Binita Toppo

Medal record

Representing India

Women's field hockey

Asia Cup

Asian Games

Asian Champions Trophy

= Binita Toppo =

Indian field hockey player

Binita Toppo (born 21 November 1980) is an Indian former field hockey player who played for the India women's field hockey team. She was part of the team that won the 2004 Women's Hockey Asia Cup. Toppo is currently employed with Western Railways.

==Early life==
Toppo was born in Lulkidihi in the Sundergarh district of Odisha. She lost her father at a very young age and her mother worked at a school as a cleaner.

==Education==
Toppo studied at the Mahindra College in Ranchi. She trained at the Panposh Sports Hostel, Rourkela. Toppo completed coaches' training programs at Tata Football Academy, Jamshedpur and Baichung Bhutia Football Schools, Delhi.

==Career and training==
Toppo made it to the Indian national team in 2004. Prior to that, she had won many local tournaments in the state. She led the Indian women's hockey team in the 2007 Women's Asia Cup. She led the U-16 Jharkhand state team along with studying at school. She ranked position 5 in Common Wealth Sport in the year 2010.
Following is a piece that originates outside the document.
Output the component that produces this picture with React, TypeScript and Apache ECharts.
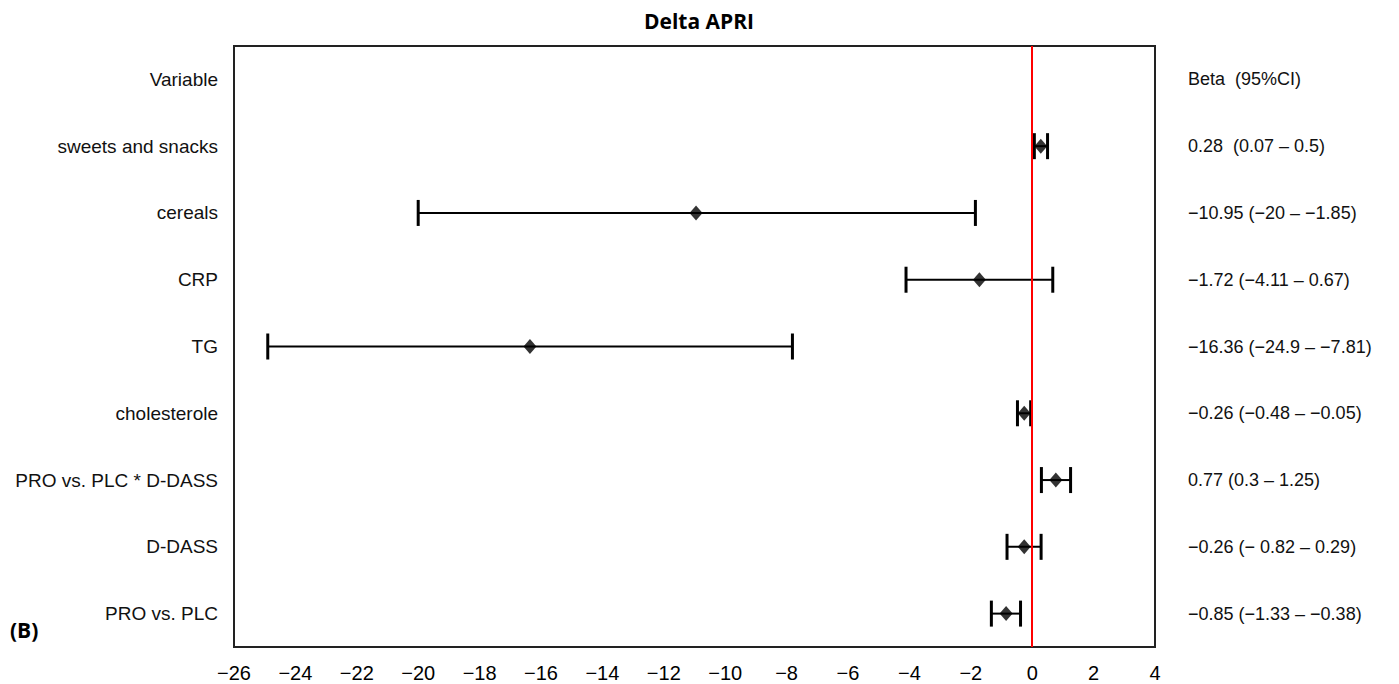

Toppo played at the full back position in the Indian women's hockey team in the domestic circuit.

In the international circuit, Toppo played
- Asian Games in Doha in December 2006
- Asia Cup in Delhi in February 2004
- Indira Gandhi Gold Cup in Delhi in October 2005
- Asian Tour, a four nation tournament in Singapore in August 2004.
- Australian Tour, 3 nation series in April 2004
Toppo also represented India in the 2006 World Cup in Madrid.

== Recognition ==
In May 2011, Toppo was felicitated by the then chief minister Naveen Patnaik at Jaydev Bhawan, Bhubaneshwar for her contributions to Indian hockey.